Click on the image to download the free article about the earthquake

I finished up the April 18 issue of EL MUNDO EN TUS MANOS early because my sister took the three big boys for the weekend and I didn’t want to spend my precious toddler-free time on the computer! This meant that Saturday’s earthquake in Ecuador didn’t make it into the news. Since it is such an important event from the Spanish-speaking world, I wrote up a one-page article as a ‘Special Edition’  addition to Monday’s issue. If you purchased the two month subscription or the stand-alone April 18 issue, make sure to re-download the file from “My Purchases” when you read this in order to get the updated file. If you are not a subscriber or have not purchased the April 18 issue, you can download the one-page article about the earthquake here for free. I say it’s a one-page article, but there are actually three different articles that all say the same thing, each one a little more challenging so that you can meet the needs of students at different levels. A great follow-on to the reading is to discuss if your students are prepared for natural disasters that your area experiences and how they could help the situation in Ecuador. Here is an article from CNN with some basic ideas.

Publishing weekly news summaries has taken much more time than I anticipated, but it’s been good for me. For one, it has forced me to stay on top of current events beyond who just hit whom and who is hungry for what and who wants to go where. I’ve also been learning history, as the understanding of so many current events depends on the understanding of the backstory. For example, Keiko Fujimori’s advance to the second round of elections in Peru is significant not just because she is a woman and of Japanese descent, but because her father is the ex-President and currently serving a 25 year sentence for atrocious crimes committed during his presidency. As I choose the articles to share with students, I have to modify them enough so that students understand why those particular stories are important. It’s also been a fun way for me to work with a different set of high frequency vocabulary than that which I target in my curriculum units. There are words that appear over and over again in news articles that are not all that common in conversation. So just like I strategically choose the words that I use to tell stories in class, recycling old words, I can strategically choose and recycle different words in news stories. In this earthquake article, for example, I was able to get in repetitions of words like balneario, dejar a, muertos, heridos, tras, and cuerpos de socorro that appeared in other recent issues. To me, it speaks to the importance of using NON-AUTHENTIC texts in your beginning levels. Short readings, novels, articles, etc. that are written strategically for language learners expose your students to highly concentrated repetitions of high frequency vocabulary and the underlying structure of the language. With a couple years of intense reading of non-authentic texts, students are able to understand authentic texts without difficulty.

9 replies on “Article about Saturday’s Earthquake

  1. Martina!

    How did I miss out on these wonderful news summaries! Things have been very crazy here and I have obviously not been reading all your blog posts as closely as I should!

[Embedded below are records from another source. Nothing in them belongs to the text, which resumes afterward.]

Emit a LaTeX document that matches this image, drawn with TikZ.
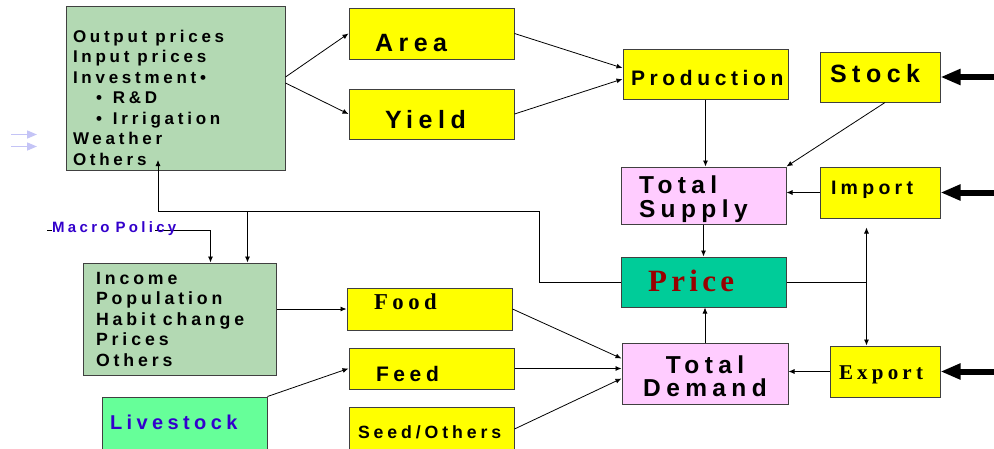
\documentclass[tikz,border=0pt]{standalone}
\usepackage{fontspec}
\setmainfont{Liberation Sans}
\newfontfamily\spsans[LetterSpace=22]{Liberation Sans}
\newfontfamily\spserif[LetterSpace=20]{Liberation Serif}
\newfontfamily\spprice[LetterSpace=14]{Liberation Serif}
\usetikzlibrary{arrows.meta, calc}
\definecolor{cropsage}{HTML}{B3D9B3}
\definecolor{cropyellow}{HTML}{FFFF00}
\definecolor{croppink}{HTML}{FFCCFF}
\definecolor{cropteal}{HTML}{00CC99}
\definecolor{croplime}{HTML}{66FF99}
\definecolor{cropblue}{HTML}{3300CC}
\definecolor{cropred}{HTML}{990000}
\definecolor{croplilac}{HTML}{C4C4F6}
\definecolor{cropedge}{HTML}{404040}

\begin{document}
\begin{tikzpicture}[
    x=1pt, y=-1pt,
    box/.style={draw=cropedge, line width=1pt, inner ysep=0pt, align=left},
    sans/.style 2 args={font=\spsans\bfseries\fontsize{#1}{#2}\selectfont},
    serif/.style={font=\spserif\bfseries\fontsize{#1}{#1}\selectfont},
    arr/.style={-{Latex[length=6pt,width=5pt]}, line width=0.8pt},
    arrboth/.style={{Latex[length=6pt,width=5pt]}-{Latex[length=6pt,width=5pt]}, line width=0.8pt},
    fat/.style={-{Triangle[length=20pt,width=15pt]}, line width=6pt},
    faint/.style={-{Triangle[length=10pt,width=8pt]}, croplilac, line width=1.5pt},
  ]
  \useasboundingbox (0,0) rectangle (994,448);

  % supply side
  \node[box, fill=cropsage, sans={17}{20.5}, text width=205pt, inner xsep=7pt,
        text height=36pt, text depth=128pt] (factors) at (175.5,88)
        {Output\hspace{8pt}prices\\Input\hspace{8pt}prices\\Investment•\\
         \hspace*{23pt}•\hspace{11pt}R\&D\\\hspace*{23pt}•\hspace{11pt}Irrigation\\
         Weather\\Others};
  \node[box, fill=cropyellow, sans={25}{30}, text width=113pt, inner xsep=26pt,
        text height=43pt, text depth=8pt] (area) at (431.5,33.5) {Area};
  \node[box, fill=cropyellow, sans={25}{30}, text width=93pt, inner xsep=36pt,
        text height=39pt, text depth=11pt] (yield) at (431.5,114) {Yield};
  \node[box, fill=cropyellow, sans={21}{25}, text width=149pt, inner xsep=8pt,
        text height=36pt, text depth=14pt] (production) at (705.5,74) {Production};
  \node[box, fill=cropyellow, sans={25}{30}, text width=100pt, inner xsep=10pt,
        text height=30.7pt, text depth=19.3pt] (stock) at (880,77) {Stock};
  \node[box, fill=croppink, sans={24.5}{24}, text width=129pt, inner xsep=18pt,
        text height=26pt, text depth=31pt] (supply) at (703.5,195.5) {Total\\Supply};
  \node[box, fill=cropyellow, sans={19.5}{24}, text width=98pt, inner xsep=11pt,
        text height=27pt, text depth=24pt] (import) at (880,192.5) {Import};

  % price and demand side
  \node[box, fill=cropteal, text=cropred, font=\spprice\bfseries\fontsize{31}{31}\selectfont,
        text width=111pt, inner xsep=27pt, text height=34.7pt, text depth=15.3pt]
        (price) at (703.5,282) {Price};
  \node[box, fill=croppink, sans={24.5}{23.5}, align=center, text width=160pt, inner xsep=3pt,
        text height=30pt, text depth=31pt] (demand) at (705,373.5) {Total\\Demand};
  \node[box, fill=cropyellow, serif=21, text width=92pt, inner xsep=9pt,
        text height=33pt, text depth=18pt] (export) at (885,371.5) {Export};
  \node[box, fill=cropsage, sans={17.7}{20.5}, text width=167pt, inner xsep=13pt,
        text height=21pt, text depth=91pt] (income) at (179.5,319)
        {Income\\Population\\Habit\hspace{7pt}change\\Prices\\Others};
  \node[box, fill=cropyellow, serif=22.7, text width=111pt, inner xsep=27pt,
        text height=21.3pt, text depth=20.7pt] (food) at (429.5,309) {Food};
  \node[box, fill=cropyellow, sans={21}{25}, text width=111pt, inner xsep=27pt,
        text height=33.7pt, text depth=7.3pt] (feed) at (431.5,368.5) {Feed};
  \node[box, fill=cropyellow, sans={17.7}{21}, text width=147pt, inner xsep=9pt,
        text height=31.3pt, text depth=12.7pt] (seed) at (431.5,429) {Seed/Others};
  \node[box, fill=croplime, text=cropblue, sans={20}{24}, text width=149pt, inner xsep=8pt,
        text height=32pt, text depth=26pt] (livestock) at (184.5,426) {Livestock};

  % free ends and bends
  \coordinate (mp-start) at (47,230);
  \coordinate (mp-end) at ($(income.north west)+(128,0)$);
  \coordinate (dem-end) at ($(income.north west)+(165,0)$);
  \coordinate (loop) at (539,211);
  \coordinate (others-tip) at (158,160);
  \coordinate (imp-tip) at ($(import.south west)+(47,9)$);
  \coordinate (exp-in) at ($(export.north west)+(37,0)$);
  \coordinate (stock-feed) at (994,77);
  \coordinate (import-feed) at (994,192.5);
  \coordinate (export-feed) at (994,371.5);
  \coordinate (hint-a) at (11,134.5);
  \coordinate (hint-a-end) at (37,134.5);
  \coordinate (hint-b) at (11,146.5);
  \coordinate (hint-b-end) at (37,146.5);

  \draw[arr] (mp-start) -| (mp-end);
  \node[anchor=base west, fill=white, inner sep=0pt, text width=103pt, text=cropblue,
        sans={15}{18}] (macro) at (52,232) {\mbox{Macro\hspace{6pt}Policy}};

  \draw[arr] ($(factors.east)+(0,-11)$) -- (area.west);
  \draw[arr] ($(factors.east)+(0,-5)$) -- (yield.west);
  \draw[arr] (area.east) -- ($(production.west)+(0,-6)$);
  \draw[arr] (yield.east) -- ($(production.west)+(0,5)$);
  \draw[arr] (production.south) -- (production.south |- supply.north);
  \draw[arr] ($(stock.south)+(5,0)$) -- (supply.north east);
  \draw[arr] (import.west) -- (import.west -| supply.east);
  \draw[arr] (supply.south) -- (price.north);
  \draw[arr] (demand.north) -- (demand.north |- price.south);
  \draw[arr] (export.west) -- (export.west -| demand.east);
  \draw[arr] (food.east) -- ($(demand.west)+(0,-15)$);
  \draw[arr] (feed.east) -- (feed.east -| demand.west);
  \draw[arr] (seed.east) -- ($(demand.west)+(0,5)$);
  \draw[arr] (livestock.north east) -- (feed.west);
  \draw[arr] (food.west -| income.east) -- (food.west);
  \draw[arr] (price.west) -| (loop) -| (others-tip);
  \draw[arr] (dem-end |- loop) -- (dem-end);
  \draw[arrboth] (imp-tip) -- (exp-in);
  \draw (price.east) -- (price.east -| exp-in);

  \draw[fat] (stock-feed) -- (stock.east);
  \draw[fat] (import-feed) -- (import.east);
  \draw[fat] (export-feed) -- (export.east);
  \draw[faint] (hint-a) -- (hint-a-end);
  \draw[faint] (hint-b) -- (hint-b-end);
\end{tikzpicture}
\end{document}
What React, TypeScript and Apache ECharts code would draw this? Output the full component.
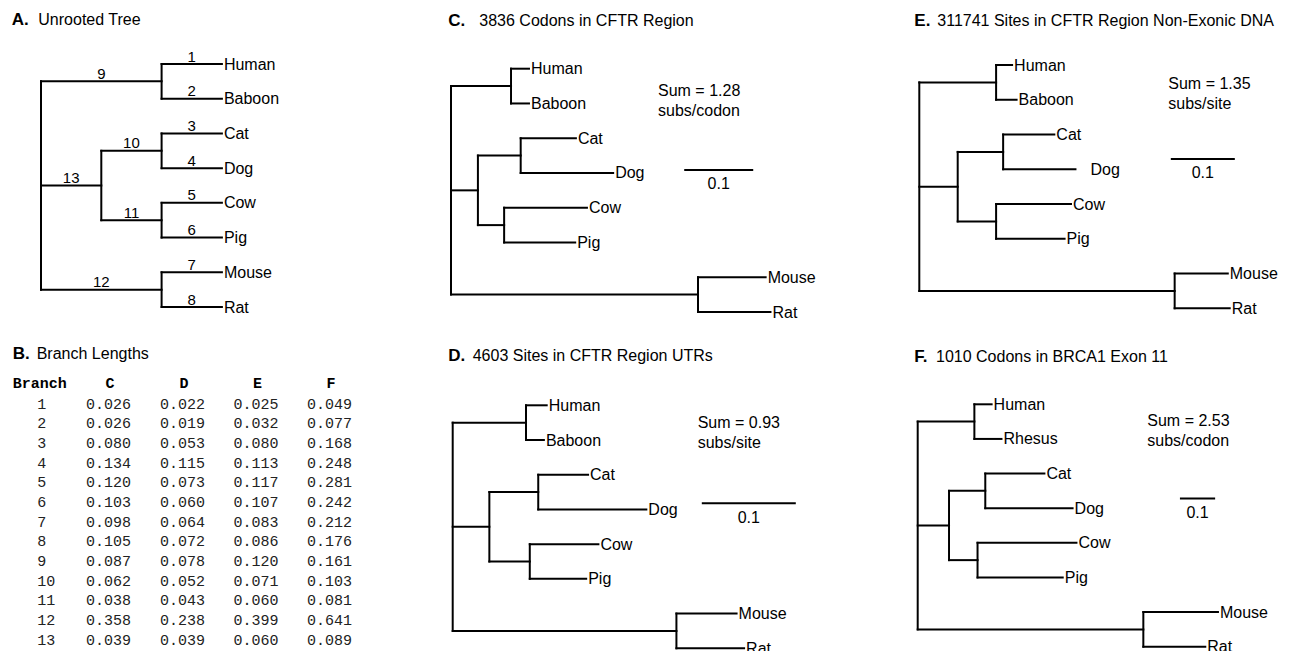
import React, { useEffect, useRef } from "react";
import * as echarts from "echarts";

// ---------------- data ----------------
const taxa = ["Human", "Baboon", "Cat", "Dog", "Cow", "Pig", "Mouse", "Rat"];
const taxaF = ["Human", "Rhesus", "Cat", "Dog", "Cow", "Pig", "Mouse", "Rat"];
const branchIds = [1, 2, 3, 4, 5, 6, 7, 8, 9, 10, 11, 12, 13];
const branchC = [0.026, 0.026, 0.08, 0.134, 0.12, 0.103, 0.098, 0.105, 0.087, 0.062, 0.038, 0.358, 0.039];
const branchD = [0.022, 0.019, 0.053, 0.115, 0.073, 0.06, 0.064, 0.072, 0.078, 0.052, 0.043, 0.238, 0.039];
const branchE = [0.025, 0.032, 0.08, 0.113, 0.117, 0.107, 0.083, 0.086, 0.12, 0.071, 0.06, 0.399, 0.06];
const branchF = [0.049, 0.077, 0.168, 0.248, 0.281, 0.242, 0.212, 0.176, 0.161, 0.103, 0.081, 0.641, 0.089];
// unscaled tree (panel A): steps per branch
const cladogramSteps = [1, 1, 1, 1, 1, 1, 1, 1, 2, 1, 1, 2, 1];
const tableColumns = ["C", "D", "E", "F"];
const sumValues = ["1.28", "0.93", "1.35", "2.53"];
const sumUnits = ["subs/codon", "subs/site", "subs/site", "subs/codon"];
const scaleBarLength = 0.1;

type TNode = { branch?: number; leaf?: number; children?: TNode[] };
const topology: TNode = {
  children: [
    { branch: 9, children: [{ branch: 1, leaf: 0 }, { branch: 2, leaf: 1 }] },
    {
      branch: 13,
      children: [
        { branch: 10, children: [{ branch: 3, leaf: 2 }, { branch: 4, leaf: 3 }] },
        { branch: 11, children: [{ branch: 5, leaf: 4 }, { branch: 6, leaf: 5 }] },
      ],
    },
    { branch: 12, children: [{ branch: 7, leaf: 6 }, { branch: 8, leaf: 7 }] },
  ],
};

// ---------------- layout ----------------
const FONT = "'Liberation Sans', Arial, Helvetica, sans-serif";
const MONO = "'Liberation Mono', 'Courier New', monospace";

function layoutTree(lengths: number[]) {
  const segs: number[][] = [];
  const hbr: { x1: number; x2: number; y: number; branch: number }[] = [];
  const tips: { x: number; y: number; leaf: number }[] = [];
  function rec(node: TNode, parentX: number): { x: number; y: number } {
    const x = node.branch ? parentX + lengths[node.branch - 1] : 0;
    let y: number;
    if (node.leaf !== undefined) {
      y = node.leaf;
      tips.push({ x, y, leaf: node.leaf });
    } else {
      const ys = (node.children || []).map((c) => rec(c, x).y);
      const y0 = Math.min(...ys);
      const y1 = Math.max(...ys);
      y = (y0 + y1) / 2;
      segs.push([x, y0, x, y1]);
    }
    if (node.branch) {
      segs.push([parentX, y, x, y]);
      hbr.push({ x1: parentX, x2: x, y, branch: node.branch });
    }
    return { x, y };
  }
  rec(topology, 0);
  return { segs, hbr, tips };
}

type Panel = {
  letter: string;
  title: string;
  letterX: number;
  titleX: number;
  titleY: number;
  lengths: number[];
  names: string[];
  left: number;
  top: number;
  height: number;
  unit: number;
  xMax: number;
  numbers?: boolean;
  bar?: [number, number];
  sumAt?: [number, number];
  sumIdx?: number;
  gaps?: Record<number, number>;
};

const panels: Panel[] = [
  { letter: "A.", title: "Unrooted Tree", letterX: 11.7, titleX: 38.3, titleY: 19.5, lengths: cladogramSteps, names: taxa, left: 41, top: 64, height: 243, unit: 60.3, xMax: 4, numbers: true },
  { letter: "C.", title: "3836 Codons in CFTR Region", letterX: 448.3, titleX: 479.3, titleY: 20, lengths: branchC, names: taxa, left: 451, top: 68.7, height: 243.3, unit: 690, xMax: 0.5, bar: [0.338, 2.914], sumAt: [658, 90.7], sumIdx: 0 },
  { letter: "D.", title: "4603 Sites in CFTR Region UTRs", letterX: 448.3, titleX: 472.7, titleY: 355, lengths: branchD, names: taxa, left: 452.7, top: 405.3, height: 243, unit: 940, xMax: 0.4, bar: [0.265, 2.824], sumAt: [697.7, 422.3], sumIdx: 1 },
  { letter: "E.", title: "311741 Sites in CFTR Region Non-Exonic DNA", letterX: 914.3, titleX: 937.3, titleY: 20.7, lengths: branchE, names: taxa, left: 919.3, top: 65, height: 243.3, unit: 640, xMax: 0.55, bar: [0.393, 2.704], sumAt: [1168.3, 83.3], sumIdx: 2, gaps: { 3: 15 } },
  { letter: "F.", title: "1010 Codons in BRCA1 Exon 11", letterX: 914.3, titleX: 936, titleY: 356, lengths: branchF, names: taxaF, left: 917.7, top: 404.3, height: 242.4, unit: 352, xMax: 1.0, bar: [0.745, 2.717], sumAt: [1147.3, 420.7], sumIdx: 3 },
];

function textStyle(text: string, size: number, align: string, vAlign: string, extra: any = {}) {
  return {
    text,
    fontSize: size,
    fontFamily: FONT,
    fill: "#000",
    align,
    verticalAlign: vAlign,
    textAlign: align,
    textVerticalAlign: vAlign,
    ...extra,
  };
}

function buildOption() {
  const grid: any[] = [];
  const xAxis: any[] = [];
  const yAxis: any[] = [];
  const series: any[] = [];
  const graphic: any[] = [];

  panels.forEach((p, i) => {
    const lay = layoutTree(p.lengths);
    grid.push({ left: p.left, top: p.top, width: p.xMax * p.unit, height: p.height, containLabel: false });
    xAxis.push({ type: "value", gridIndex: i, min: 0, max: p.xMax, show: false });
    yAxis.push({ type: "value", gridIndex: i, min: 0, max: 7, inverse: true, show: false });

    // tree branches
    series.push({
      type: "custom",
      xAxisIndex: i,
      yAxisIndex: i,
      dimensions: ["x1", "y1", "x2", "y2"],
      encode: { x: [0, 2], y: [1, 3] },
      data: lay.segs,
      silent: true,
      renderItem: (_params: any, api: any) => {
        const a = api.coord([api.value(0), api.value(1)]);
        const b = api.coord([api.value(2), api.value(3)]);
        return {
          type: "line",
          shape: { x1: a[0], y1: a[1], x2: b[0], y2: b[1] },
          style: { stroke: "#000", lineWidth: 2, lineCap: "square" },
        };
      },
    });

    // leaf labels
    series.push({
      type: "custom",
      xAxisIndex: i,
      yAxisIndex: i,
      data: lay.tips.map((t) => [t.x, t.y]),
      silent: true,
      renderItem: (params: any, api: any) => {
        const t = lay.tips[params.dataIndex];
        const c = api.coord([t.x, t.y]);
        const gap = p.gaps && p.gaps[t.leaf] !== undefined ? p.gaps[t.leaf] : 2;
        return {
          type: "text",
          x: c[0] + gap,
          y: c[1],
          style: textStyle(p.names[t.leaf], 16, "left", "middle"),
        };
      },
    });

    // branch numbers (panel A)
    if (p.numbers) {
      series.push({
        type: "custom",
        xAxisIndex: i,
        yAxisIndex: i,
        data: lay.hbr.map((h) => [(h.x1 + h.x2) / 2, h.y]),
        silent: true,
        renderItem: (params: any, api: any) => {
          const h = lay.hbr[params.dataIndex];
          const c = api.coord([(h.x1 + h.x2) / 2, h.y]);
          return {
            type: "text",
            x: c[0],
            y: c[1] - 8,
            style: textStyle(String(branchIds[h.branch - 1]), 15, "center", "middle"),
          };
        },
      });
    }

    // scale bar
    if (p.bar) {
      const bar = p.bar;
      series.push({
        type: "custom",
        xAxisIndex: i,
        yAxisIndex: i,
        dimensions: ["x1", "y1", "x2", "y2"],
        encode: { x: [0, 2], y: [1, 3] },
        data: [[bar[0], bar[1], bar[0] + scaleBarLength, bar[1]]],
        silent: true,
        renderItem: (_params: any, api: any) => {
          const a = api.coord([api.value(0), api.value(1)]);
          const b = api.coord([api.value(2), api.value(3)]);
          return {
            type: "group",
            children: [
              { type: "line", shape: { x1: a[0], y1: a[1], x2: b[0], y2: b[1] }, style: { stroke: "#000", lineWidth: 2 } },
              { type: "text", x: (a[0] + b[0]) / 2, y: a[1] + 14, style: textStyle(String(scaleBarLength), 16, "center", "middle") },
            ],
          };
        },
      });
    }

    // titles
    graphic.push({ type: "text", x: p.letterX, y: p.titleY, style: textStyle(p.letter, 17, "left", "middle", { fontWeight: "bold" }) });
    graphic.push({ type: "text", x: p.titleX, y: p.titleY, style: textStyle(p.title, 16, "left", "middle") });

    // sums
    if (p.sumAt && p.sumIdx !== undefined) {
      graphic.push({ type: "text", x: p.sumAt[0], y: p.sumAt[1], style: textStyle("Sum = " + sumValues[p.sumIdx], 16, "left", "middle") });
      graphic.push({ type: "text", x: p.sumAt[0], y: p.sumAt[1] + 19.7, style: textStyle(sumUnits[p.sumIdx], 16, "left", "middle") });
    }
  });

  // panel B: table of branch lengths
  graphic.push({ type: "text", x: 12.7, y: 353.3, style: textStyle("B.", 17, "left", "middle", { fontWeight: "bold" }) });
  graphic.push({ type: "text", x: 36.7, y: 353.3, style: textStyle("Branch Lengths", 16, "left", "middle") });
  const colLeft = [86, 160, 233.5, 307];
  const headerY = 384.3;
  const rowY0 = 405;
  const rowStep = 19.67;
  graphic.push({ type: "text", x: 12.7, y: headerY, style: textStyle("Branch", 15, "left", "middle", { fontFamily: MONO, fontWeight: "bold" }) });
  tableColumns.forEach((c, j) => {
    graphic.push({ type: "text", x: colLeft[j] + 24, y: headerY, style: textStyle(c, 15, "center", "middle", { fontFamily: MONO, fontWeight: "bold" }) });
  });
  const cols = [branchC, branchD, branchE, branchF];
  branchIds.forEach((id, r) => {
    const y = rowY0 + r * rowStep;
    graphic.push({ type: "text", x: 37.3, y, style: textStyle(String(id), 15, "left", "middle", { fontFamily: MONO, fill: "#222" }) });
    cols.forEach((col, j) => {
      graphic.push({ type: "text", x: colLeft[j], y, style: textStyle(col[r].toFixed(3), 15, "left", "middle", { fontFamily: MONO, fill: "#222" }) });
    });
  });

  return {
    animation: false,
    backgroundColor: "#fff",
    grid,
    xAxis,
    yAxis,
    series,
    graphic: { elements: graphic },
  };
}

export default function App() {
  const ref = useRef<HTMLDivElement>(null);
  useEffect(() => {
    if (!ref.current) return;
    const chart = echarts.init(ref.current, undefined, { renderer: "svg" });
    chart.setOption(buildOption() as any);
    return () => chart.dispose();
  }, []);
  return (
    <div
      ref={ref}
      style={{ position: "absolute", left: 0, top: 0, width: 1294, height: 651, background: "#fff" }}
    />
  );
}
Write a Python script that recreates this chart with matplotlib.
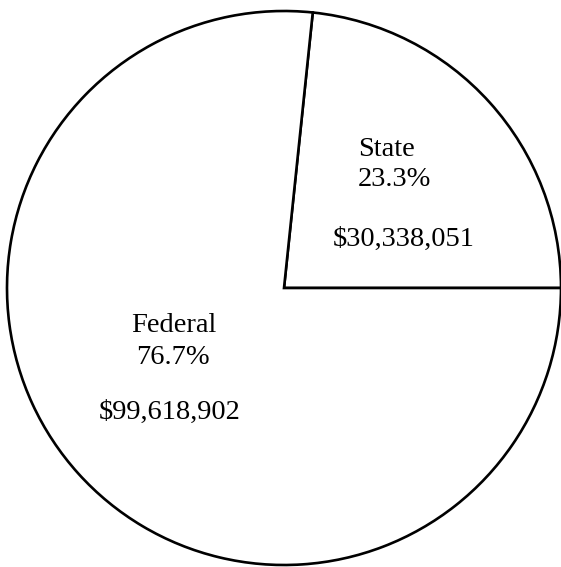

    I LOVE this! Great for enrichment. Great for differentiation.

    Thank you.

    Ellen Roberts

    On Monday, April 18, 2016, The Comprehensible Classroom wrote:

    > Martina Bex posted: ” I finished up the April 18 issue of EL MUNDO EN TUS > MANOS early because my sister took the three big boys for the weekend and I > didn’t want to spend my precious toddler-free time on the computer! This > meant that Saturday’s earthquake in Ecuador didn’t m” >

  2. Thank you for sharing this! I haven’t used your current event publications in my classroom yet, but after reading through this and discussing it with my classes, I’m planning to subscribe to the publication if you continue to produce it next year.

  3. Thank you, Martina for these wonderful resources and for your willingness to create and offer a free update about the earthquake to this week’s news! You ROCK!!

  4. Very cool Martina. I didn’t even realize you did this! I look forward to using it. Thank you for sharing. Also, I like the leveled versions of each. Must take a good chunk of your time each week!

    1. Yes, it’s taking a lot longer than anticipated! Mostly because of the research that I need to do to learn history well enough to present the backstory of current events to students!!

  5. Thank you for all the extra work you did to get the Ecuador earthquake articles to us immediately. I found out how much my students didn’t learn in global so we added a map, reviewed their Earth science unit on tectonics (they groaned but were rapt to see the practical application), discussed the Ring of Fire, and added some Youtube clips en español. Tomorrow we will review, add in rescue efforts (varied vocab), what can we do,discussion question- why do you think of all the earthquakes this past week we only heard about Ecuador in the local news?- (level 3), and finally write an article/essay incorporating all we have learned (as practice for the upcoming NY Checkpoint B exam). I hate the tragedy but what an amazing teachable moment opportunity. Thank you so much for providing the amazing material as catalyst for a mini-unit that’s not so mini.